DESCRIPTION OF THE TASK: Copy out the listing that follows exactly, dropping every picture.

------ DATA TO PROCESS

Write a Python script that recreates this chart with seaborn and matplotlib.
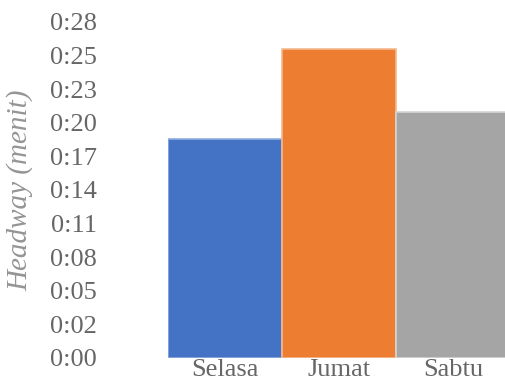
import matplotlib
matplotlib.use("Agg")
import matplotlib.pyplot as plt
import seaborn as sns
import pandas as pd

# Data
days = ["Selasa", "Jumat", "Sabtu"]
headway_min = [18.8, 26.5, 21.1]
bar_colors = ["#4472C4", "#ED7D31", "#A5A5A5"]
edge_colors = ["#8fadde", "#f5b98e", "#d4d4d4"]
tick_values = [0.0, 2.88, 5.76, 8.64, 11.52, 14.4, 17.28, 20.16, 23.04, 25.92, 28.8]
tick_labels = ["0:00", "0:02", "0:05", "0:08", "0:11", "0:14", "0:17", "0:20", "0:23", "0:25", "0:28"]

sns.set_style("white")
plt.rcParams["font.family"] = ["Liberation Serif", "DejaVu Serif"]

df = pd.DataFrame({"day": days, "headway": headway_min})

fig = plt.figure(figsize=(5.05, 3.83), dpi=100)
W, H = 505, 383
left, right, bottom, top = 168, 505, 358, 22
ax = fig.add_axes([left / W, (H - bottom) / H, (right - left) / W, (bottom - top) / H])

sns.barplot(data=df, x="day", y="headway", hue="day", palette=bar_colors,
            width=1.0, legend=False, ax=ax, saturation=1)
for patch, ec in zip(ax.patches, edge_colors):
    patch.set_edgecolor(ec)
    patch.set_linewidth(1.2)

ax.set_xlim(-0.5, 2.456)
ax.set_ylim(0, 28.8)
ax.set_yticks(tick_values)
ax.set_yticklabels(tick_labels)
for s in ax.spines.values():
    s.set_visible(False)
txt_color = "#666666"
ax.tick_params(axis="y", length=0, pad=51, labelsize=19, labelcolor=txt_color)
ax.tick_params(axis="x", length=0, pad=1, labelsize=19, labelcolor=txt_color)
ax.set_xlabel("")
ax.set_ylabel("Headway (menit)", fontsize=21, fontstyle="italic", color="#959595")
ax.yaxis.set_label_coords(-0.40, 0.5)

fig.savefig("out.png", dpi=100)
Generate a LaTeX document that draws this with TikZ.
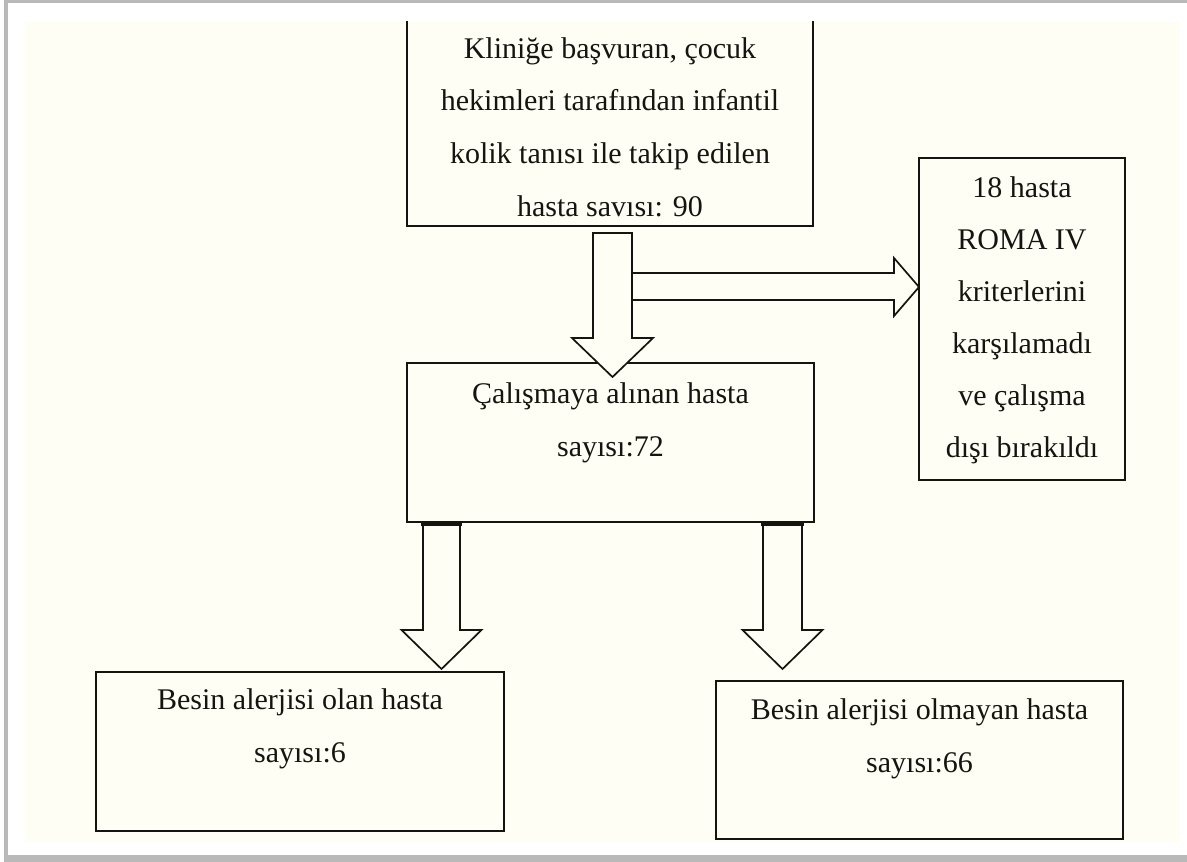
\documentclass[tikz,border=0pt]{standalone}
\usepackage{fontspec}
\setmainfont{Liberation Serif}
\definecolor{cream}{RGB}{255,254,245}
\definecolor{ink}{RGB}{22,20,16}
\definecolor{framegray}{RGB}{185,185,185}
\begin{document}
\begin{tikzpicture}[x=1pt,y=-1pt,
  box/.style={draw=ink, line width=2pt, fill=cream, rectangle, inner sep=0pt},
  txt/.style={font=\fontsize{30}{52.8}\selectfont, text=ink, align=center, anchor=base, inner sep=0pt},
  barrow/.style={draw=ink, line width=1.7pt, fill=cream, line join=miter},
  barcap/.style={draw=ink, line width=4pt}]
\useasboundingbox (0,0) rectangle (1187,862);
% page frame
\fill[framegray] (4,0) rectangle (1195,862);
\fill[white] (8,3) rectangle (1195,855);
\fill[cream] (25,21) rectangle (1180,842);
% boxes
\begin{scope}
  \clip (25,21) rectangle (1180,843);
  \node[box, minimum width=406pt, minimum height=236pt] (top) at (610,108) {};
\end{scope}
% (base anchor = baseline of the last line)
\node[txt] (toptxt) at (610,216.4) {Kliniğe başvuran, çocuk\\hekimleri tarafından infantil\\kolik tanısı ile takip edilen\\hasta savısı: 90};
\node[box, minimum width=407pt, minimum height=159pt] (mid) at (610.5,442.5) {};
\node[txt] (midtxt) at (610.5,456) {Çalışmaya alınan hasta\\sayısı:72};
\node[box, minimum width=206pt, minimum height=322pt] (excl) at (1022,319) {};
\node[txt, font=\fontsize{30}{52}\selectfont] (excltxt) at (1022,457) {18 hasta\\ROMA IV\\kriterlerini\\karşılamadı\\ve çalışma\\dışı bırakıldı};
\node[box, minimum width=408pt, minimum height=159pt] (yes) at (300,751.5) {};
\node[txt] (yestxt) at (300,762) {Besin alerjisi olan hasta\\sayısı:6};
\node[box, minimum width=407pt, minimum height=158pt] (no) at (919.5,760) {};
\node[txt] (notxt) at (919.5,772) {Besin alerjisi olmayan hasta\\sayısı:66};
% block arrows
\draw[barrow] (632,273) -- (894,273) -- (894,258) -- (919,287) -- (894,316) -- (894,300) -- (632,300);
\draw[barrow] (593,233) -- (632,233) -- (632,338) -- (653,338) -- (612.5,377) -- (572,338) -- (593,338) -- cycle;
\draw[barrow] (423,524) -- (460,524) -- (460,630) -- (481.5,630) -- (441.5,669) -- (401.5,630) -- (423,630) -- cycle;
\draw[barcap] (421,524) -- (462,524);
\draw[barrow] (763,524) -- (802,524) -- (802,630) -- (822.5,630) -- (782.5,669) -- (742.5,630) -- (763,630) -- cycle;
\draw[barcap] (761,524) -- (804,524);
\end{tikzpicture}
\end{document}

------------

EXERCISE RESPONSE:
Write a Python script that recreates this chart with seaborn and matplotlib.
import matplotlib
matplotlib.use("Agg")
import matplotlib.pyplot as plt
import seaborn as sns
import pandas as pd

# Data
days = ["Selasa", "Jumat", "Sabtu"]
headway_min = [18.8, 26.5, 21.1]
bar_colors = ["#4472C4", "#ED7D31", "#A5A5A5"]
edge_colors = ["#8fadde", "#f5b98e", "#d4d4d4"]
tick_values = [0.0, 2.88, 5.76, 8.64, 11.52, 14.4, 17.28, 20.16, 23.04, 25.92, 28.8]
tick_labels = ["0:00", "0:02", "0:05", "0:08", "0:11", "0:14", "0:17", "0:20", "0:23", "0:25", "0:28"]

sns.set_style("white")
plt.rcParams["font.family"] = ["Liberation Serif", "DejaVu Serif"]

df = pd.DataFrame({"day": days, "headway": headway_min})

fig = plt.figure(figsize=(5.05, 3.83), dpi=100)
W, H = 505, 383
left, right, bottom, top = 168, 505, 358, 22
ax = fig.add_axes([left / W, (H - bottom) / H, (right - left) / W, (bottom - top) / H])

sns.barplot(data=df, x="day", y="headway", hue="day", palette=bar_colors,
            width=1.0, legend=False, ax=ax, saturation=1)
for patch, ec in zip(ax.patches, edge_colors):
    patch.set_edgecolor(ec)
    patch.set_linewidth(1.2)

ax.set_xlim(-0.5, 2.456)
ax.set_ylim(0, 28.8)
ax.set_yticks(tick_values)
ax.set_yticklabels(tick_labels)
for s in ax.spines.values():
    s.set_visible(False)
txt_color = "#666666"
ax.tick_params(axis="y", length=0, pad=51, labelsize=19, labelcolor=txt_color)
ax.tick_params(axis="x", length=0, pad=1, labelsize=19, labelcolor=txt_color)
ax.set_xlabel("")
ax.set_ylabel("Headway (menit)", fontsize=21, fontstyle="italic", color="#959595")
ax.yaxis.set_label_coords(-0.40, 0.5)

fig.savefig("out.png", dpi=100)
Generate a LaTeX document that draws this with TikZ.
\documentclass[tikz,border=0pt]{standalone}
\usepackage{fontspec}
\setmainfont{Liberation Serif}
\definecolor{cream}{RGB}{255,254,245}
\definecolor{ink}{RGB}{22,20,16}
\definecolor{framegray}{RGB}{185,185,185}
\begin{document}
\begin{tikzpicture}[x=1pt,y=-1pt,
  box/.style={draw=ink, line width=2pt, fill=cream, rectangle, inner sep=0pt},
  txt/.style={font=\fontsize{30}{52.8}\selectfont, text=ink, align=center, anchor=base, inner sep=0pt},
  barrow/.style={draw=ink, line width=1.7pt, fill=cream, line join=miter},
  barcap/.style={draw=ink, line width=4pt}]
\useasboundingbox (0,0) rectangle (1187,862);
% page frame
\fill[framegray] (4,0) rectangle (1195,862);
\fill[white] (8,3) rectangle (1195,855);
\fill[cream] (25,21) rectangle (1180,842);
% boxes
\begin{scope}
  \clip (25,21) rectangle (1180,843);
  \node[box, minimum width=406pt, minimum height=236pt] (top) at (610,108) {};
\end{scope}
% (base anchor = baseline of the last line)
\node[txt] (toptxt) at (610,216.4) {Kliniğe başvuran, çocuk\\hekimleri tarafından infantil\\kolik tanısı ile takip edilen\\hasta savısı: 90};
\node[box, minimum width=407pt, minimum height=159pt] (mid) at (610.5,442.5) {};
\node[txt] (midtxt) at (610.5,456) {Çalışmaya alınan hasta\\sayısı:72};
\node[box, minimum width=206pt, minimum height=322pt] (excl) at (1022,319) {};
\node[txt, font=\fontsize{30}{52}\selectfont] (excltxt) at (1022,457) {18 hasta\\ROMA IV\\kriterlerini\\karşılamadı\\ve çalışma\\dışı bırakıldı};
\node[box, minimum width=408pt, minimum height=159pt] (yes) at (300,751.5) {};
\node[txt] (yestxt) at (300,762) {Besin alerjisi olan hasta\\sayısı:6};
\node[box, minimum width=407pt, minimum height=158pt] (no) at (919.5,760) {};
\node[txt] (notxt) at (919.5,772) {Besin alerjisi olmayan hasta\\sayısı:66};
% block arrows
\draw[barrow] (632,273) -- (894,273) -- (894,258) -- (919,287) -- (894,316) -- (894,300) -- (632,300);
\draw[barrow] (593,233) -- (632,233) -- (632,338) -- (653,338) -- (612.5,377) -- (572,338) -- (593,338) -- cycle;
\draw[barrow] (423,524) -- (460,524) -- (460,630) -- (481.5,630) -- (441.5,669) -- (401.5,630) -- (423,630) -- cycle;
\draw[barcap] (421,524) -- (462,524);
\draw[barrow] (763,524) -- (802,524) -- (802,630) -- (822.5,630) -- (782.5,669) -- (742.5,630) -- (763,630) -- cycle;
\draw[barcap] (761,524) -- (804,524);
\end{tikzpicture}
\end{document}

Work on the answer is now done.